Disaster Recovery | Best Practices

What is Disaster Recovery?

Disaster Recovery (DR) refers to the strategies and processes that organizations implement to protect their IT infrastructure and data, ensuring that critical systems can be restored and resumed after a disruptive event. This could include natural disasters, cyberattacks, or hardware failures.

Importance of Disaster Recovery in Kafka

Apache Kafka is a distributed streaming platform that can handle large volumes of data in real-time. Given its critical role in many organizations' data pipelines, having a robust disaster recovery strategy is essential. This ensures that Kafka can recover quickly from failures, minimizing downtime and data loss.

Disaster Recovery Strategies for Kafka

There are several strategies that can be employed to ensure effective disaster recovery for Kafka:

Replication: Kafka provides built-in replication capabilities, where data is replicated across multiple brokers. This ensures that if one broker fails, another can take over with minimal data loss.
Backup: Regular backups of Kafka topics and configurations should be performed. This could include using tools like kafka-backup or custom scripts.
Multi-Cluster Setup: Running multiple Kafka clusters in different geographical locations can provide an additional layer of redundancy.

Implementing Disaster Recovery for Kafka

To implement disaster recovery in Kafka, follow these steps:

Set Up Replication: Configure your Kafka cluster to replicate data. This can be done by setting the replication.factor in your topic configuration.

Example configuration:

bin/kafka-topics.sh --create --topic my-topic --partitions 3 --replication-factor 2 --bootstrap-server localhost:9092

Regular Backups: Schedule regular backups of your Kafka topics using the appropriate tools or scripts.

Example command to back up a topic:

bin/kafka-console-consumer.sh --bootstrap-server localhost:9092 --topic my-topic --from-beginning > backup-my-topic.txt

Testing Recovery: Regularly test your disaster recovery plan by simulating failures and ensuring that you can restore the data.

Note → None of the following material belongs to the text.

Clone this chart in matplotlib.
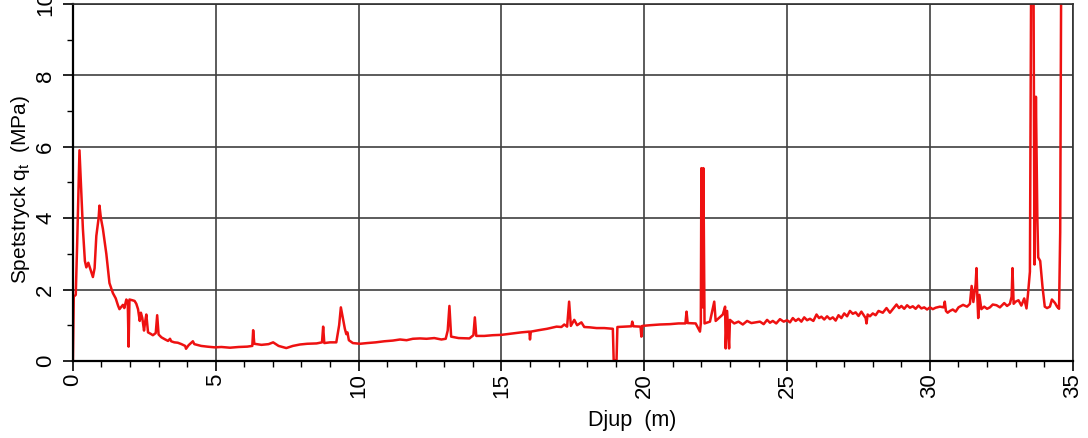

Best Practices for Disaster Recovery in Kafka

Here are some best practices to consider when developing your disaster recovery strategy:

Document Your DR Plan: Ensure that your disaster recovery plan is well-documented and easily accessible to relevant stakeholders.
Monitor Your Clusters: Use monitoring tools to keep an eye on the health of your Kafka clusters and receive alerts on potential issues.
Regularly Update Your Plan: As your infrastructure or business needs change, make sure to update your disaster recovery plan accordingly.

Conclusion

Disaster recovery is a critical component of maintaining a resilient Kafka ecosystem. By implementing robust replication strategies, regular backups, and thorough testing, you can ensure that your data remains safe and accessible, even in the face of unexpected disasters.